I was listening to Eckhart Tolle last night. When I can’t sleep, I listen to books on my iPod … but, inevitably, I end up falling asleep and have missed five or six chapters of the book. Ugh. So, since I love him and have listened to his book countless times, I figured maybe his message would slip under the door of my consciousness even if I was actually in Snoozeville.
He was talking about present moment living…such a simple concept in theory and yet so very elusive in application. The idea is that there is only now, this very moment…even a memory of the past is occurring now and what you are remembering is gone. Same for the future…impossible to grasp, a mere idea or worry or hope for a better now, later. Wow.
Suddenly, I was aware that I had started taking an informal inventory of the many ways I had become consumed with past or future concerns in just that one day when another thought raised it’s hand and wanted to talk. Hey, OK, thanks for raising your hand, what’s your idea?
The idea was as simple as a refrigerator magnet. Live your life like a four year old. Full of wonder, full of possibility and completely present.
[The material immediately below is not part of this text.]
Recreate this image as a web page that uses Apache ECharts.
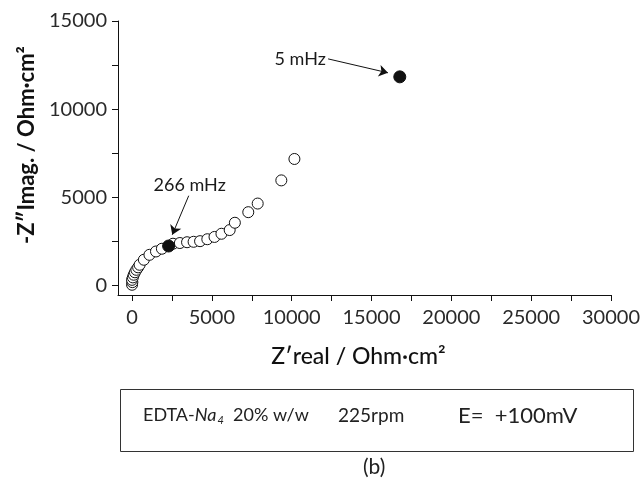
<!DOCTYPE html>
<html>
<head>
<meta charset="utf-8">
<script src="https://cdn.jsdelivr.net/npm/echarts@6/dist/echarts.min.js"></script>
<style>html,body{margin:0;padding:0;background:#fff}#c{width:643px;height:486px}</style>
</head>
<body>
<div id="c"></div>
<script>
// ---- data ----
var openPoints = [
  [0, 30], [20, 180], [0, 310], [50, 450], [105, 600], [180, 740], [270, 880], [380, 1020],
  [475, 1165], [740, 1450], [1090, 1730], [1500, 1920], [1870, 2075],
  [2565, 2360], [2995, 2400], [3445, 2445], [3855, 2470], [4260, 2505],
  [4715, 2615], [5165, 2745], [5600, 2925], [6115, 3135], [6440, 3550],
  [7280, 4150], [7870, 4640], [9350, 5955], [10170, 7170]
];
var filledPoints = [[2290, 2230], [16770, 11830]];
var annotationLabels = ['5 mHz', '266 mHz'];
var annotationPos = [[10530, 12810], [3610, 5710]];
var arrowStart = [[12280, 12850], [3550, 5085]];
var arrowEnd = [[16030, 12060], [2520, 2870]];
var xTickValues = [0, 2500, 5000, 7500, 10000, 12500, 15000, 17500, 20000, 22500, 25000, 27500, 30000];
var xLabelValues = [0, 5000, 10000, 15000, 20000, 25000, 30000];
var yTickValues = [0, 2500, 5000, 7500, 10000, 12500, 15000];
var yLabelValues = [0, 5000, 10000, 15000];
var xTitle = 'Z\u2032real / Ohm\u00b7cm\u00b2';
var yTitle = '-Z\u2033Imag. / Ohm\u00b7cm\u00b2';
var boxTexts = ['EDTA-', 'Na', '4', '  20% w/w', '225rpm', 'E=  +100mV'];
var panelLabel = '(b)';

// ---- chart ----
var FONT = 'Lato';
var chart = echarts.init(document.getElementById('c'), null, {renderer: 'canvas'});
function plain(v) { return String(v); }
var axisCommon = {
  type: 'value',
  splitLine: {show: false},
  axisLine: {show: true, onZero: false, lineStyle: {color: '#111', width: 1}},
  axisTick: {show: true, inside: false, length: 6, lineStyle: {color: '#111', width: 1}},
  axisLabel: {color: '#2a2a2a', fontFamily: FONT, fontSize: 20, formatter: plain},
  nameTextStyle: {color: '#111', fontFamily: FONT, fontSize: 22}
};
var option = {
  animation: false,
  backgroundColor: '#fff',
  grid: {left: 118, right: 23, top: 21, bottom: 191, containLabel: false},
  xAxis: echarts.util.merge({
    min: -880, max: 30000,
    name: xTitle, nameLocation: 'middle', nameGap: 50,
    axisTick: {customValues: xTickValues},
    axisLabel: {customValues: xLabelValues, margin: 13},
    nameTextStyle: {fontWeight: 500, fontSize: 23, padding: [0, 12, 0, 0]}
  }, axisCommon),
  yAxis: echarts.util.merge({
    min: -550, max: 15000,
    name: yTitle, nameLocation: 'middle', nameGap: 78, nameRotate: 90,
    axisTick: {customValues: yTickValues},
    axisLabel: {customValues: yLabelValues, margin: 11},
    nameTextStyle: {fontWeight: 'bold', padding: [0, 0, 0, 26]}
  }, axisCommon),
  series: [
    {
      type: 'scatter', name: 'open', data: openPoints, symbol: 'circle', symbolSize: 11,
      itemStyle: {color: '#fff', borderColor: '#111', borderWidth: 1, opacity: 1}, silent: true, z: 2
    },
    {
      type: 'scatter', name: 'filled', data: filledPoints, symbol: 'circle', symbolSize: 12,
      itemStyle: {color: '#111', borderColor: '#111', borderWidth: 1, opacity: 1}, silent: true, z: 3
    },
    {
      type: 'scatter', name: 'annot',
      data: annotationPos.map(function (p, i) { return {value: p, label: {formatter: annotationLabels[i]}}; }),
      symbolSize: 0, silent: true, z: 4,
      itemStyle: {opacity: 1},
      label: {show: true, position: 'inside', color: '#1a1a1a', fontFamily: FONT, fontSize: 18},
      markLine: {
        silent: true, animation: false,
        symbol: ['none', 'arrow'], symbolSize: 9,
        lineStyle: {color: '#111', width: 1, type: 'solid', opacity: 1},
        itemStyle: {color: '#111'},
        label: {show: false},
        data: arrowStart.map(function (s, i) { return [{coord: s}, {coord: arrowEnd[i]}]; })
      }
    }
  ],
  graphic: [
    {type: 'rect', left: 118, top: 387, shape: {width: 513, height: 62},
     style: {fill: 'none', stroke: '#333', lineWidth: 1}},
    {type: 'text', left: 143, top: 406, style: {
      text: '{a|' + boxTexts[0] + '}{i|' + boxTexts[1] + '}{s|' + boxTexts[2] + '}{a|' + boxTexts[3] + '}',
      rich: {
        a: {fontFamily: FONT, fontSize: 18, fill: '#222'},
        i: {fontFamily: FONT, fontSize: 18, fontStyle: 'italic', fill: '#222'},
        s: {fontFamily: FONT, fontSize: 11, fontStyle: 'italic', fill: '#222', padding: [10, 0, 0, 1]}
      }}},
    {type: 'text', left: 338, top: 406, style: {text: boxTexts[4], font: '19px Lato', fill: '#222'}},
    {type: 'text', left: 458, top: 405, style: {text: boxTexts[5], font: '22px Lato', fill: '#222'}},
    {type: 'text', left: 363, top: 457, style: {text: panelLabel, font: '21px Lato', fill: '#222'}}
  ]
};
chart.setOption(option);
</script>
</body>
</html>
It’s true, they sometimes do eight or nine things before lunch. It is also true that sometimes focus is ephemoral, but whether a child spends three minutes or thirty disassembling small appliances or creating elaborate block cities for plastic sea creatures or stacking rocks …. it is unthinkable that they would be simultaneously fretting about whether they’ll get into a good Kindergarten. It is quite awesome to observe and contemplate how children experience the world they inhabit. There is a constantly evolving and expanding complexity of ideas and a constant construction of personal knowledge. Stunned amazement one moment and the satisfaction of success and mastery the next. But each of these moments is complete, self-contained…..sacred.
We can learn to regard our own relationship with Now by practicing in our interactions with children. I observed a great teacher in his classroom a few weeks ago and the one thing that stood out above all else was his faithful and earnest willingness and commitment to honoring each child’s experience. Completely. Once I noticed this, I started looking for the corner cutting – you know, something along the lines of: “Oh that came off the stove, OK, well, I can fix that after lunch.” UMM. NO!! In fact, it was more like …”Oh, that came off the stove? Well, what have you tried? Didn’t work, huh? OK then, what tools do you think we’ll need to put it back?” And then, yes, they fixed the stove, together. Right then and there. I know it doesn’t sound like that big a deal, but it is. It’s huge. It is, as Eckhart Tolle advised, being only in this moment, the only one we have and making it matter.
What could have been more important or valuable, in that particular moment than to join that child in satisfying a question or a need? The children are so completely and comfortably in this relationship with time — and once you notice and adjust, the meaningful experiences emerge from the most ordinary of occurrences.
Try it. Start by practicing with a kid, they’ll help guide you until you can do it on your own.